We decided to march as a group in parades, host a Climate Forum and protest. In one of our early actions we entered the Buena Vista 4th of July parade. The parade is a little under a mile long and filled with big engines, huge tires and smokin’ four wheel drive machines revving and posturing. In the midst of this were Mel, Kay and I with our new 350 Central Colorado banner and a sign that said, “We march for our grandchildren.” We expected boos and hisses but when the people lining the street saw this frail looking elder statesman for the climate movement in the midst of so much fossil fuel exhaust, what we were saying and why we were marching moved them. The people stood and cheered as Mel marched past.

350 Central Colorado’s first major achievement came when the city of Salida formed an alliance with the local energy companies to host an energy forum. Mel got wind of it and he and Fred Rasmussen approached the city council with a proposal that climate change be a topic in the event. I don’t know if it was something he said or the implied threat that we would participate either inside as part of the forum or outside protesting the energy companies, but he organizers threw up their hands and said that if we wished to participate, we could take over the entire event. So we did.

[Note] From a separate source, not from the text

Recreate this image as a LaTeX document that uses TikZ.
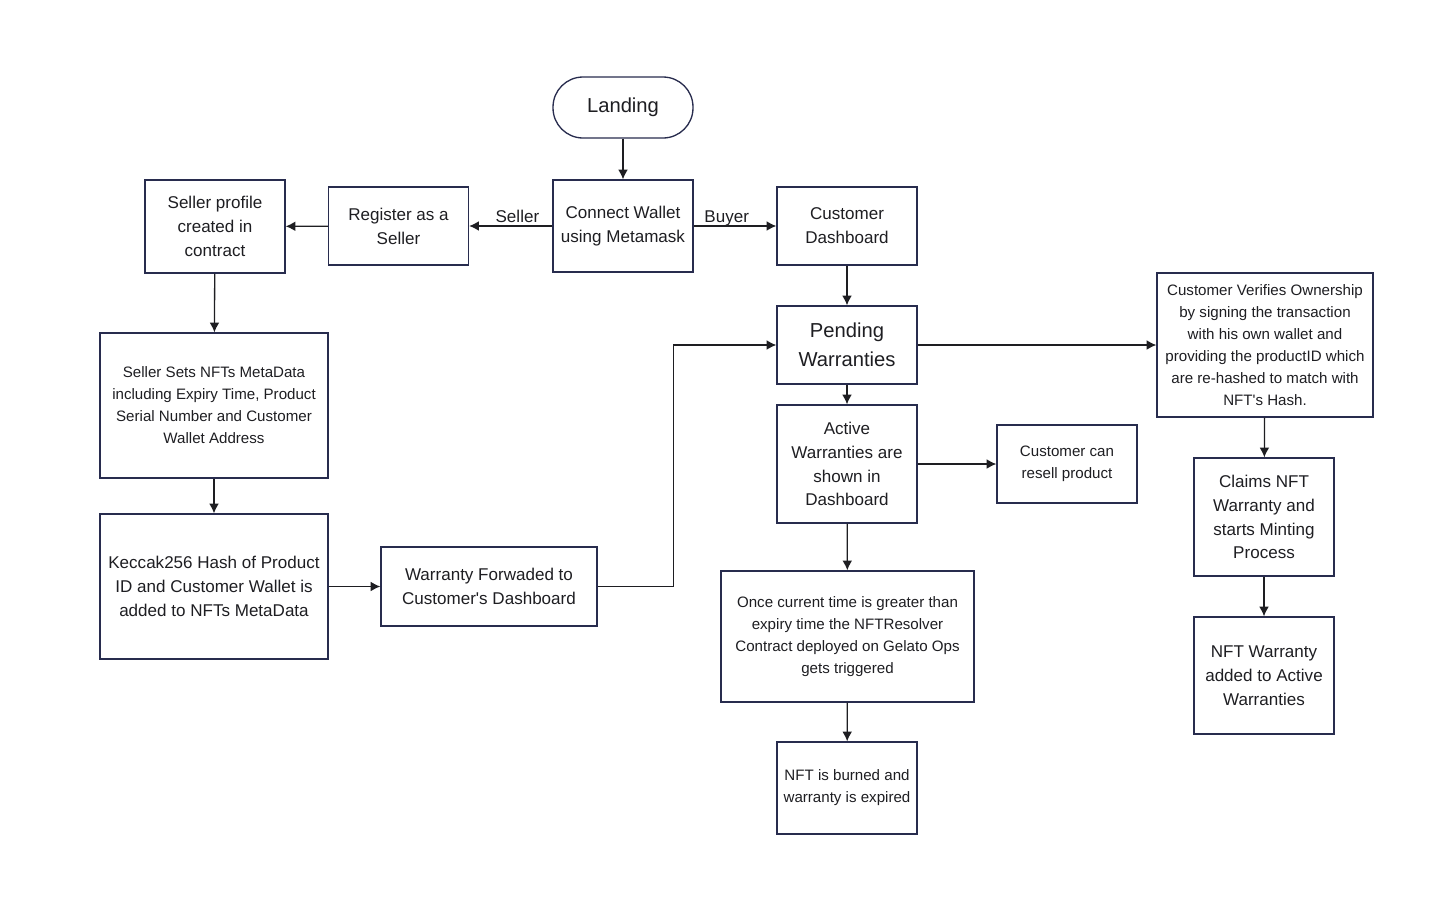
\documentclass[tikz,border=0pt]{standalone}
\usepackage{fontspec}
\setmainfont{Liberation Sans}
\usepackage{tikz}
\usetikzlibrary{arrows.meta, positioning, calc}
\definecolor{myframe}{RGB}{40,44,78}
\definecolor{mydark}{RGB}{30,30,34}
\newcommand{\midfont}{\fontsize{9.7}{13.6}\selectfont}
\newcommand{\smallfont}{\fontsize{8.6}{12.5}\selectfont}
\newcommand{\bigfont}{\fontsize{11.5}{16.4}\selectfont}
\tikzset{
  block/.style={rectangle, draw=myframe, fill=white, align=center,
    font=\midfont, text=mydark, line width=0.75pt, inner sep=2pt},
  smallblock/.style={block, font=\smallfont},
  bigblock/.style={block, font=\bigfont},
  terminal/.style={rectangle, rounded corners=0.6cm, draw=myframe, fill=white,
    align=center, font=\bigfont, text=mydark, line width=0.75pt},
  arrow/.style={-{Latex[length=5.5pt, width=5.5pt]}, line width=0.75pt, color=mydark},
  edgelabel/.style={font=\midfont, text=mydark, inner sep=1.5pt, text depth=0pt}
}

\begin{document}
\begin{tikzpicture}[x=0.02cm, y=-0.02cm]
  \useasboundingbox (0,0) rectangle (1440,910);

  % Top row
  \node[terminal, minimum width=2.8cm, minimum height=1.22cm] (landing) at (623,107.5) {Landing};
  \node[block, minimum width=2.8cm, minimum height=1.84cm] (connect) at (623,226) {Connect Wallet\\using Metamask};
  \node[block, minimum width=2.8cm, minimum height=1.56cm] (register) at (398.5,226) {Register as a\\Seller};
  \node[block, minimum width=2.8cm, minimum height=1.86cm] (profile) at (215,226.5) {Seller profile\\created in\\contract};
  \node[block, minimum width=2.8cm, minimum height=1.56cm] (custdash) at (847,226) {Customer\\Dashboard};

  % Seller side
  \node[smallblock, minimum width=4.56cm, minimum height=2.9cm] (metadata) at (214,405.5) {Seller Sets NFTs MetaData\\including Expiry Time, Product\\Serial Number and Customer\\Wallet Address};
  \node[block, minimum width=4.56cm, minimum height=2.9cm] (keccak) at (214,586.5) {Keccak256 Hash of Product\\ID and Customer Wallet is\\added to NFTs MetaData};
  \node[block, minimum width=4.32cm, minimum height=1.58cm] (forward) at (489,586.5) {Warranty Forwaded to\\Customer\textquotesingle s Dashboard};

  % Buyer side
  \node[bigblock, minimum width=2.8cm, minimum height=1.56cm] (pending) at (847,345) {Pending\\Warranties};
  \node[block, minimum width=2.8cm, minimum height=2.36cm] (active) at (847,464) {Active\\Warranties are\\shown in\\Dashboard};
  \node[smallblock, minimum width=2.8cm, minimum height=1.56cm] (resell) at (1067,464) {Customer can\\resell product};
  \node[smallblock, minimum width=5.06cm, minimum height=2.62cm] (resolver) at (847.5,636.5) {Once current time is greater than\\expiry time the NFTResolver\\Contract deployed on Gelato Ops\\gets triggered};
  \node[smallblock, minimum width=2.8cm, minimum height=1.84cm] (burned) at (847,788) {NFT is burned and\\warranty is expired};

  % Verification column
  \node[smallblock, minimum width=4.32cm, minimum height=2.88cm] (verify) at (1265,345) {Customer Verifies Ownership\\by signing the transaction\\with his own wallet and\\providing the productID which\\are re-hashed to match with\\NFT\textquotesingle s Hash.};
  \node[block, minimum width=2.8cm, minimum height=2.36cm] (claims) at (1264,517) {Claims NFT\\Warranty and\\starts Minting\\Process};
  \node[block, minimum width=2.8cm, minimum height=2.34cm] (added) at (1264,675.5) {NFT Warranty\\added to Active\\Warranties};

  % Connectors
  \draw[arrow] (landing) -- (connect);
  \draw[arrow] (connect) -- node[edgelabel, above, pos=0.42] {Seller} (register);
  \draw[arrow] (register) -- (profile);
  \draw[arrow] (connect) -- node[edgelabel, above, pos=0.40] {Buyer} (custdash);
  \draw[arrow] (profile) -- (metadata);
  \draw[arrow] (metadata) -- (keccak);
  \draw[arrow] (keccak) -- (forward);
  \draw[arrow] (forward.east) -- ++(76,0) |- (pending.west);
  \draw[arrow] (custdash) -- (pending);
  \draw[arrow] (pending) -- (active);
  \draw[arrow] (pending) -- (verify);
  \draw[arrow] (active) -- (resell);
  \draw[arrow] (active) -- (resolver);
  \draw[arrow] (resolver) -- (burned);
  \draw[arrow] (verify) -- (claims);
  \draw[arrow] (claims) -- (added);
\end{tikzpicture}
\end{document}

Mel led the planning and put together a comprehensive program for the 350 Central Colorado Public Forum on Climate and Energy; Creating a Resilient Community. It included professors from Western State University in Gunnison and was moderated by Micah Parkin, Executive Director of 350 Colorado, from Boulder. None of the energy companies showed up. The Salida Community Center was packed to overflowing.

350 Central Colorado, now with a bit of reputation, took to the streets and highways to protest the KXL Keystone Pipeline, a major national goal for 350.org. and to stop fracking across Colorado and bring climate resilience to Central Colorado. Our signature events, Earth Day and The Festival for Our Mother Earth all had and still have the imprint of Mel’s original leadership in our attempt to help save our planet from climate chaos.

We owe him a great debt of gratitude and honor.